(Task details)
Among the lines of the listing below, retype exactly those from the one containing "Emit a Python" through the one containing "left = [l +", both included. Do not include pictures.

☆ ☆ ☆ ☆ ☆ ☆ ☆

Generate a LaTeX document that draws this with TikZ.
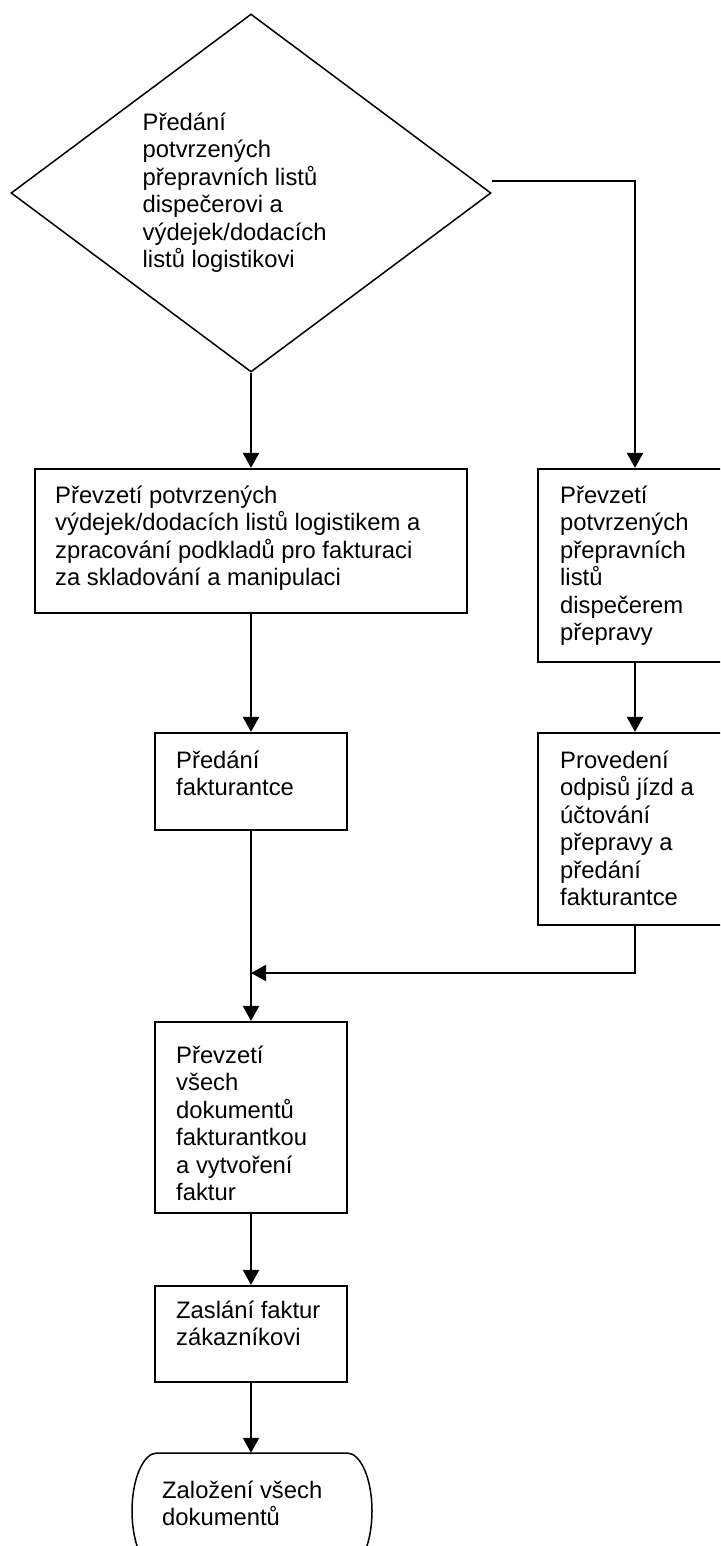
\documentclass[tikz,border=0pt]{standalone}
\usepackage{fontspec}
\setmainfont{Liberation Sans}
\usetikzlibrary{arrows.meta,shapes.geometric}
\begin{document}
\begin{tikzpicture}[x=1pt,y=-1pt,
  box/.style={draw, line width=2.2pt, inner sep=0pt, rectangle},
  lbl/.style={anchor=base west, inner sep=0pt, align=left, font=\fontsize{23.8pt}{27.5pt}\selectfont},
  conn/.style={line width=2pt, -{Triangle[length=15pt,width=16pt]}}
]
\useasboundingbox (0,0) rectangle (720,1546);
\clip (0,0) rectangle (720,1546);
% decision
\node[draw, diamond, line width=1.5pt, minimum width=480pt, minimum height=358pt, inner sep=0pt] (dec) at (251,193) {};
% boxes
\node[box, minimum width=432pt, minimum height=144pt] (b1) at (251,541) {};
\node[box, minimum width=194pt, minimum height=193pt] (b2) at (635,565.5) {};
\node[box, minimum width=192pt, minimum height=97pt] (b3) at (251,781.5) {};
\node[box, minimum width=194pt, minimum height=192pt] (b4) at (635,829) {};
\node[box, minimum width=192pt, minimum height=191pt] (b5) at (251,1117.5) {};
\node[box, minimum width=192pt, minimum height=96pt] (b6) at (251,1334) {};
% terminal
\node[minimum width=240pt, minimum height=116pt, inner sep=0pt] (term) at (252,1511) {};
\draw[line width=1.5pt] (157,1453) -- (347,1453) arc[start angle=-90,end angle=90,x radius=25,y radius=58] -- (157,1569) arc[start angle=90,end angle=270,x radius=25,y radius=58] -- cycle;
% texts (anchored at the baseline of the last line)
\node[lbl] (t0) at (142.5,268) {Předání\\potvrzených\\přepravních listů\\dispečerovi a\\výdejek/dodacích\\listů logistikovi};
\node[lbl] (t1) at (55,585.5) {Převzetí potvrzených\\výdejek/dodacích listů logistikem a\\zpracování podkladů pro fakturaci\\za skladování a manipulaci};
\node[lbl] (t2) at (560,640.5) {Převzetí\\potvrzených\\přepravních\\listů\\dispečerem\\přepravy};
\node[lbl] (t3) at (176,795.5) {Předání\\fakturantce};
\node[lbl] (t4) at (560,905.5) {Provedení\\odpisů jízd a\\účtování\\přepravy a\\předání\\fakturantce};
\node[lbl] (t5) at (176,1200.5) {Převzetí\\všech\\dokumentů\\fakturantkou\\a vytvoření\\faktur};
\node[lbl] (t6) at (176,1345.5) {Zaslání faktur\\zákazníkovi};
\node[lbl] (t7) at (162,1525.5) {Založení všech\\dokumentů};
% connectors
\coordinate (dr) at (492,181);
\coordinate (mj) at (251,973);
\draw[conn] (dec.south) -- (b1.north);
\draw[conn] (dr) -| (b2.north);
\draw[conn] (b1.south) -- (b3.north);
\draw[conn] (b2.south) -- (b4.north);
\draw[conn] (b4.south) |- (mj);
\draw[conn] (b3.south) -- (b5.north);
\draw[conn] (b5.south) -- (b6.north);
\draw[conn] (b6.south) -- (b6.south |- term.north);
\end{tikzpicture}
\end{document}
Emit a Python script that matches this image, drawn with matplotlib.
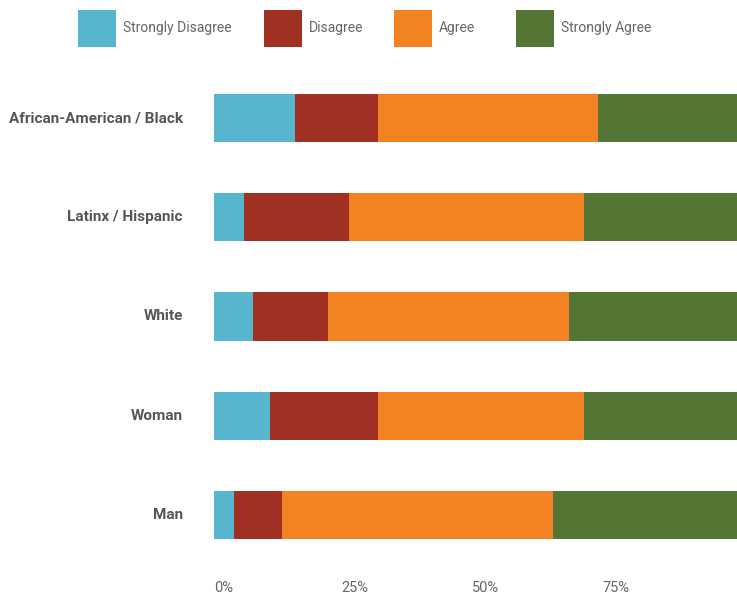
import matplotlib
matplotlib.use("Agg")
import matplotlib.pyplot as plt
import matplotlib.transforms as mtransforms
from matplotlib.patches import Patch

plt.rcParams['font.family'] = ['Roboto', 'DejaVu Sans']

# data (percent of respondents)
groups = ["African-American / Black", "Latinx / Hispanic", "White", "Woman", "Man"]
responses = ["Strongly Disagree", "Disagree", "Agree", "Strongly Agree"]
strongly_disagree = [15.5, 5.7, 7.5, 10.7, 3.8]
disagree = [15.9, 20.1, 14.3, 20.7, 9.2]
agree = [42.1, 44.9, 46.1, 39.4, 51.8]
strongly_agree = [26.5, 29.3, 32.1, 29.2, 35.2]
colors = ["#57b6ce", "#a03022", "#f38222", "#547534"]
xtick_vals = [0, 25, 50, 75]
xtick_labels = ["0%", "25%", "50%", "75%"]

W, H = 737, 596
fig = plt.figure(figsize=(W / 100, H / 100), dpi=100)
# axes: x 214..737 px, y centred on bars (top bar 118 px, bottom 515 px)
top_px, bot_px = 68.4, 564.6
ax = fig.add_axes([214 / W, 1 - bot_px / H, 1 - 214 / W, (bot_px - top_px) / H])

series = [strongly_disagree, disagree, agree, strongly_agree]
ypos = list(range(len(groups)))
left = [0.0] * len(groups)
for vals, col, name in zip(series, colors, responses):
    ax.barh(ypos, vals, left=left, height=0.484, color=col, label=name, linewidth=0)
    left = [l + v for l, v in zip(left, vals)]

ax.set_xlim(0, 100)
ax.set_ylim(len(groups) - 0.5, -0.5)
ax.set_yticks(ypos)
ax.set_yticklabels(groups, fontsize=11, fontweight="bold", color="#555555")
ax.set_xticks(xtick_vals)
ax.set_xticklabels(xtick_labels, fontsize=10.5, color="#666666")
ax.tick_params(axis="both", length=0)
ax.tick_params(axis="y", pad=22.5)
ax.tick_params(axis="x", pad=12)
for lab in ax.get_xticklabels():
    lab.set_transform(lab.get_transform() + mtransforms.ScaledTranslation(10 / 100, 0, fig.dpi_scale_trans))
for lab in ax.get_yticklabels():
    lab.set_transform(lab.get_transform() + mtransforms.ScaledTranslation(0, 1.5 / 100, fig.dpi_scale_trans))
for s in ax.spines.values():
    s.set_visible(False)

# legend items, one per response, spaced as in the original layout
legend_x = [78, 264, 394, 516]
for c, n, lx in zip(colors, responses, legend_x):
    h = Patch(facecolor=c, edgecolor="none", label=n)
    fig.legend(handles=[h], loc="upper left", bbox_to_anchor=(lx / W, 1 - 10 / H),
               frameon=False, fontsize=10, handlelength=2.73, handleheight=3.67,
               handletextpad=0.5, borderpad=0, borderaxespad=0,
               labelcolor="#666666")

fig.savefig("out.png", dpi=100)
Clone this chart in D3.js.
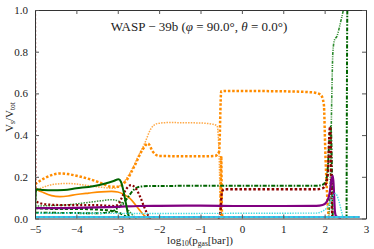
<!DOCTYPE html>
<html>
<head>
<meta charset="utf-8">
<script src="https://cdn.jsdelivr.net/npm/d3@7"></script>
<style>
  body { margin: 0; background: #fff; }
  svg text { font-family: "Liberation Serif", "DejaVu Serif", serif !important; fill: #222; }
</style>
</head>
<body>
<svg id="chart"></svg>
<script>
// values, [log10 p, V_s/V_tot]
const orangeSolid = [[-5, 0.30], [-4.99, 0.15], [-4.95, 0.14], [-4.8, 0.125], [-4.6, 0.11], [-4.4, 0.105], [-4.2, 0.108], [-4.0, 0.115], [-3.7, 0.122], [-3.4, 0.128], [-3.15, 0.13], [-3.0, 0.127], [-2.85, 0.115], [-2.7, 0.095], [-2.55, 0.06], [-2.45, 0.035], [-2.35, 0.012], [-2.25, 0]];
const orangeDashed = [[-5, 0.165], [-4.8, 0.19], [-4.6, 0.208], [-4.4, 0.216], [-4.2, 0.213], [-4.0, 0.205], [-3.7, 0.19], [-3.4, 0.17], [-3.15, 0.152], [-3.0, 0.152], [-2.8, 0.18], [-2.6, 0.25], [-2.4, 0.33], [-2.27, 0.36], [-2.15, 0.32], [-2.0, 0.3], [-1.0, 0.298], [-0.65, 0.3], [-0.55, 0.32], [-0.5, 0.61], [-0.4, 0.612], [1.0, 0.61], [1.7, 0.605], [1.9, 0.595], [1.98, 0.55], [2.02, 0.3], [2.07, 0.08], [2.1, 0]];
const orangeDashedDrop = [[-0.56, 0], [-0.52, 0.02], [-0.5, 0.3], [-0.48, 0.02], [-0.44, 0]];
const orangeDotted = [[-5, 0.13], [-4.8, 0.15], [-4.5, 0.165], [-4.2, 0.168], [-3.8, 0.16], [-3.4, 0.15], [-3.1, 0.145], [-2.9, 0.165], [-2.7, 0.22], [-2.5, 0.3], [-2.35, 0.36], [-2.2, 0.43], [-2.05, 0.455], [-1.8, 0.46], [-1.0, 0.458], [-0.7, 0.452], [-0.6, 0.445], [-0.55, 0.3], [-0.52, 0.05], [-0.5, 0]];
const greenSolid = [[-5, 0], [-4.98, 0.13], [-4.95, 0.14], [-4.8, 0.137], [-4.6, 0.135], [-4.3, 0.137], [-4.0, 0.145], [-3.6, 0.155], [-3.3, 0.168], [-3.1, 0.18], [-2.98, 0.188], [-2.92, 0.175], [-2.86, 0.13], [-2.8, 0.07], [-2.75, 0.02], [-2.7, 0]];
const greenDashDot = [[-5, 0.028], [-4.5, 0.027], [-4.0, 0.026], [-3.5, 0.025], [-3.2, 0.03], [-3.0, 0.05], [-2.8, 0.09], [-2.6, 0.14], [-2.45, 0.153], [-2.2, 0.156], [0, 0.157], [1.8, 0.157], [1.95, 0.162], [2.03, 0.18], [2.08, 0.25], [2.12, 0.4], [2.15, 0.44], [2.17, 0.3], [2.19, 0.05], [2.2, 0]];
const greenDashDotEdge = [[2.53, 0], [2.55, 1.0], [2.6, 1.0]];
const greenDashDotDot = [[2.1, 0], [2.14, 0.2], [2.17, 0.55], [2.2, 0.8], [2.24, 0.857], [2.3, 0.875], [2.36, 0.92], [2.42, 0.97], [2.46, 1.0], [2.6, 1.0]];
const greenDotted = [[-5, 0.06], [-4.6, 0.062], [-4.2, 0.066], [-3.8, 0.075], [-3.4, 0.085], [-3.15, 0.09], [-3.0, 0.085], [-2.85, 0.065], [-2.7, 0.03], [-2.6, 0.008], [-2.55, 0]];
const greenDashed = [[-5, 0.05], [-4.6, 0.046], [-4.2, 0.045], [-3.8, 0.045], [-3.5, 0.043], [-3.2, 0.038], [-3.0, 0.03], [-2.85, 0.015], [-2.75, 0]];
const redDotted = [[-5, 1.0], [-4.99, 0.09], [-4.95, 0.08], [-4.8, 0.07], [-4.5, 0.065], [-4.0, 0.064], [-3.5, 0.064], [-3.1, 0.06], [-3.0, 0.065], [-2.9, 0.1], [-2.8, 0.14], [-2.68, 0.16], [-2.55, 0.14], [-2.45, 0.1], [-2.35, 0.05], [-2.25, 0.01], [-2.2, 0]];
const redDashed = [[-0.58, 0], [-0.52, 0.03], [-0.48, 0.13], [-0.42, 0.14], [1.0, 0.14], [1.8, 0.14], [1.95, 0.145], [2.03, 0.165], [2.08, 0.22], [2.11, 0.38], [2.13, 0.44], [2.15, 0.35], [2.17, 0.1], [2.19, 0]];
const purpleSolid = [[-5, 0.05], [-4.5, 0.05], [-4.0, 0.051], [-3.5, 0.053], [-3.0, 0.056], [-2.5, 0.06], [-2, 0.061], [-1, 0.062], [0, 0.06], [1, 0.06], [1.8, 0.061], [1.95, 0.065], [2.05, 0.08], [2.12, 0.12], [2.17, 0.19], [2.2, 0.205], [2.22, 0.15], [2.25, 0.03], [2.28, 0.01], [2.35, 0.005], [2.4, 0]];
const cyanDotted = [[-5, 0.025], [-4, 0.025], [-2, 0.024], [0, 0.025], [1.8, 0.026], [1.95, 0.035], [2.05, 0.05], [2.12, 0.07], [2.18, 0.1], [2.25, 0.12], [2.3, 0.11], [2.35, 0.08], [2.4, 0.04], [2.45, 0]];
const blueBase = [[-5, 0.007], [0, 0.007], [2.85, 0.007]];
const cyanBase = [[-5, 0.007], [0, 0.007], [2.85, 0.007]];

const xTicks = [-5, -4, -3, -2, -1, 0, 1, 2, 3];
const yTicks = [0, 0.2, 0.4, 0.6, 0.8, 1.0];

const series = [
  {data: orangeDotted, color: '#ffa947', width: 1.5, dash: '1.5,1.2'},
  {data: orangeDashed, color: '#ff8c00', width: 2.5, dash: '2.5,1.8'},
  {data: orangeDashedDrop, color: '#ff8c00', width: 2.5, dash: '2.5,1.8'},
  {data: orangeSolid, color: '#ff8c00', width: 1.7, dash: null},
  {data: greenDotted, color: '#3a8f3a', width: 1.5, dash: '1.5,1.2'},
  {data: greenDashed, color: '#006400', width: 2, dash: '3,2'},
  {data: greenDashDot, color: '#006400', width: 2, dash: '4,1.5,1.5,1.5'},
  {data: greenDashDotDot, color: '#2e8b2e', width: 1.6, dash: '3,1.2,1,1.2,1,1.2'},
  {data: greenDashDotEdge, color: '#006400', width: 2, dash: '4,1.5,1.5,1.5'},
  {data: redDotted, color: '#8b0000', width: 2.2, dash: '2,2'},
  {data: redDashed, color: '#8b0000', width: 2.4, dash: '2.6,2'},
  {data: purpleSolid, color: '#800080', width: 2.2, dash: null},
  {data: greenSolid, color: '#006400', width: 2, dash: null},
  {data: cyanDotted, color: '#40dde0', width: 1.4, dash: '1.4,1.2'},
  {data: blueBase, color: '#3fa9e0', width: 2, dash: null},
  {data: cyanBase, color: '#20f0f0', width: 1, dash: '3,2'}
];

const width = 374, height = 249;
const margin = {left: 35, right: 8, top: 10, bottom: 30.5};

const x = d3.scaleLinear().domain([-5, 3]).range([margin.left, width - margin.right]);
const y = d3.scaleLinear().domain([0, 1]).range([height - margin.bottom, margin.top]);

const line = d3.line()
  .x(d => x(d[0]))
  .y(d => y(d[1]))
  .curve(d3.curveMonotoneX);

const svg = d3.select('#chart').attr('width', width).attr('height', height);

svg.append('clipPath').attr('id', 'plot')
  .append('rect')
  .attr('x', x(-5)).attr('y', y(1))
  .attr('width', x(3) - x(-5)).attr('height', y(0) - y(1));

svg.append('g').attr('clip-path', 'url(#plot)')
  .selectAll('path')
  .data(series)
  .join('path')
  .attr('d', s => line(s.data))
  .attr('fill', 'none')
  .attr('stroke', s => s.color)
  .attr('stroke-width', s => s.width)
  .attr('stroke-dasharray', s => s.dash);

// axes: inward ticks on all four sides
const fmtX = d => d < 0 ? '\u2212' + Math.abs(d) : String(d);
const axBottom = svg.append('g').attr('transform', `translate(0,${y(0)})`)
  .call(d3.axisBottom(x).tickValues(xTicks).tickSizeInner(-4).tickSizeOuter(0).tickPadding(7).tickFormat(fmtX));
const axTop = svg.append('g').attr('transform', `translate(0,${y(1)})`)
  .call(d3.axisTop(x).tickValues(xTicks).tickSizeInner(-4).tickSizeOuter(0).tickFormat(''));
const axLeft = svg.append('g').attr('transform', `translate(${x(-5)},0)`)
  .call(d3.axisLeft(y).tickValues(yTicks).tickSizeInner(-4).tickSizeOuter(0).tickPadding(7).tickFormat(d3.format('.1f')));
const axRight = svg.append('g').attr('transform', `translate(${x(3)},0)`)
  .call(d3.axisRight(y).tickValues(yTicks).tickSizeInner(-4).tickSizeOuter(0).tickFormat(''));

[axBottom, axTop, axLeft, axRight].forEach(g => {
  g.attr('font-family', null);
  g.select('.domain').attr('stroke', '#333');
  g.selectAll('.tick line').attr('stroke', '#555');
  g.selectAll('.tick text').attr('font-size', 11).attr('fill', '#222');
});

// title
const title = svg.append('text')
  .attr('x', 199).attr('y', 31)
  .attr('text-anchor', 'middle')
  .attr('font-size', 13);
title.append('tspan').text('WASP \u2212 39b (');
title.append('tspan').attr('font-style', 'italic').text('\u03c6');
title.append('tspan').text(' = 90.0\u00b0, ');
title.append('tspan').attr('font-style', 'italic').text('\u03b8');
title.append('tspan').text(' = 0.0\u00b0)');

// x label
const xl = svg.append('text')
  .attr('x', 200).attr('y', 244)
  .attr('text-anchor', 'middle')
  .attr('font-size', 11);
xl.append('tspan').text('log');
xl.append('tspan').attr('font-size', 7.5).attr('dy', 2).text('10');
xl.append('tspan').attr('dy', -2).text('(p');
xl.append('tspan').attr('font-size', 7.5).attr('dy', 2).text('gas');
xl.append('tspan').attr('dy', -2).text('[bar])');

// y label
const yl = svg.append('text')
  .attr('transform', 'translate(13,117) rotate(-90)')
  .attr('text-anchor', 'middle')
  .attr('font-size', 11);
yl.append('tspan').text('V');
yl.append('tspan').attr('font-size', 7.5).attr('dy', 2).text('s');
yl.append('tspan').attr('dy', -2).text('/V');
yl.append('tspan').attr('font-size', 7.5).attr('dy', 2).text('tot');
</script>
</body>
</html>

☆ ☆ ☆ ☆ ☆ ☆ ☆

(Right answer)
Emit a Python script that matches this image, drawn with matplotlib.
import matplotlib
matplotlib.use("Agg")
import matplotlib.pyplot as plt
import matplotlib.transforms as mtransforms
from matplotlib.patches import Patch

plt.rcParams['font.family'] = ['Roboto', 'DejaVu Sans']

# data (percent of respondents)
groups = ["African-American / Black", "Latinx / Hispanic", "White", "Woman", "Man"]
responses = ["Strongly Disagree", "Disagree", "Agree", "Strongly Agree"]
strongly_disagree = [15.5, 5.7, 7.5, 10.7, 3.8]
disagree = [15.9, 20.1, 14.3, 20.7, 9.2]
agree = [42.1, 44.9, 46.1, 39.4, 51.8]
strongly_agree = [26.5, 29.3, 32.1, 29.2, 35.2]
colors = ["#57b6ce", "#a03022", "#f38222", "#547534"]
xtick_vals = [0, 25, 50, 75]
xtick_labels = ["0%", "25%", "50%", "75%"]

W, H = 737, 596
fig = plt.figure(figsize=(W / 100, H / 100), dpi=100)
# axes: x 214..737 px, y centred on bars (top bar 118 px, bottom 515 px)
top_px, bot_px = 68.4, 564.6
ax = fig.add_axes([214 / W, 1 - bot_px / H, 1 - 214 / W, (bot_px - top_px) / H])

series = [strongly_disagree, disagree, agree, strongly_agree]
ypos = list(range(len(groups)))
left = [0.0] * len(groups)
for vals, col, name in zip(series, colors, responses):
    ax.barh(ypos, vals, left=left, height=0.484, color=col, label=name, linewidth=0)
    left = [l + v for l, v in zip(left, vals)]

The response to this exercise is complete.